En 2009, Sarah avait passé au moins autant de temps à discuter du questionnaire des Dracons qu’à enseigner l’astronomie, et le sujet débordait souvent sur ses conversations avec Don. Un soir, alors que Carl était au sous-sol à jouer aux Sims 4 et que la petite Emily était à une réunion d’éclaireuses, Sarah dit :
— Voici un dilemme moral soulevé aujourd’hui sur le newsgroup du SETI. Certains d’entre nous pensent avoir deviné ce que les extraterrestres cherchent à savoir avec leur questionnaire, ce qui veut dire que nous pourrions leur fournir les réponses qu’ils attendent, dans l’espoir qu’ils maintiennent leur contact avec nous.

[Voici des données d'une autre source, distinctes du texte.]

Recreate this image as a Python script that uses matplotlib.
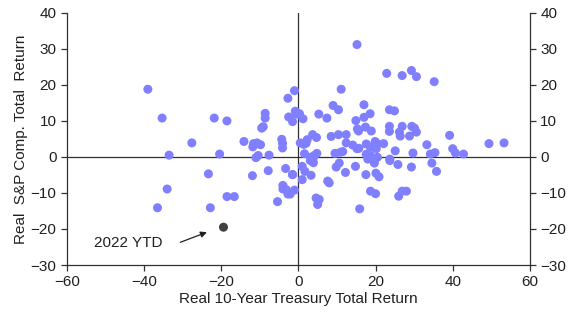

Et voici donc la question : devons-nous mentir pour obtenir ce que nous, nous voulons ? Autrement dit, à quel point est-il immoral de tricher dans un questionnaire portant sur la morale ?
— Les Dracons sont probablement au moins aussi malins que nous, tu ne crois pas ? dit Don.
— C’est exactement ce que j’ai dit ! répondit Sarah, qui semblait contente de voir ses vues confirmées. Les instructions qu’ils donnent indiquent clairement que les mille réponses que nous enverrons devront être formulées indépendamment et en privé. Ils disent qu’il pourrait y avoir des questions complémentaires ultérieurement, et que toute concertation entre les participants rendrait l’exercice complètement caduc. Et je les soupçonne d’avoir un moyen de déterminer si les réponses proviennent d’une seule personne au lieu du millier d’individus qu’ils ont demandé – ou même d’un groupe de gens qui auraient collaboré. Tu sais, avec une analyse statistique des réponses.
Ils étaient en train de procéder à un grand ménage. Comme ils travaillaient tous les deux pendant la journée, les tâches domestiques passaient au second plan. Don époussetait le dessus de cheminée.
— Tu sais ce que j’aimerais ? dit-il d’un air distrait en regardant la litho d’Emily Carr accrochée au mur au-dessus. Un de ces grands écrans plats de soixante pouces. Tu ne crois pas que ça ferait beaucoup d’effet, juste là ? Je sais qu’ils coûtent encore une fortune, mais je suis sûr que les prix vont baisser.
Sarah s’occupait de rassembler les journaux éparpillés.
— J’espère pour toi que tu seras encore là pour le voir.
— Bon, poursuivit-il, qu’est-ce que tu disais à propos du questionnaire ?
— Ah oui. Même si on voulait tricher en préparant toutes les réponses en comité, il y a certaines questions pour lesquelles, franchement, on ne sait pas quelle est la « bonne » réponse.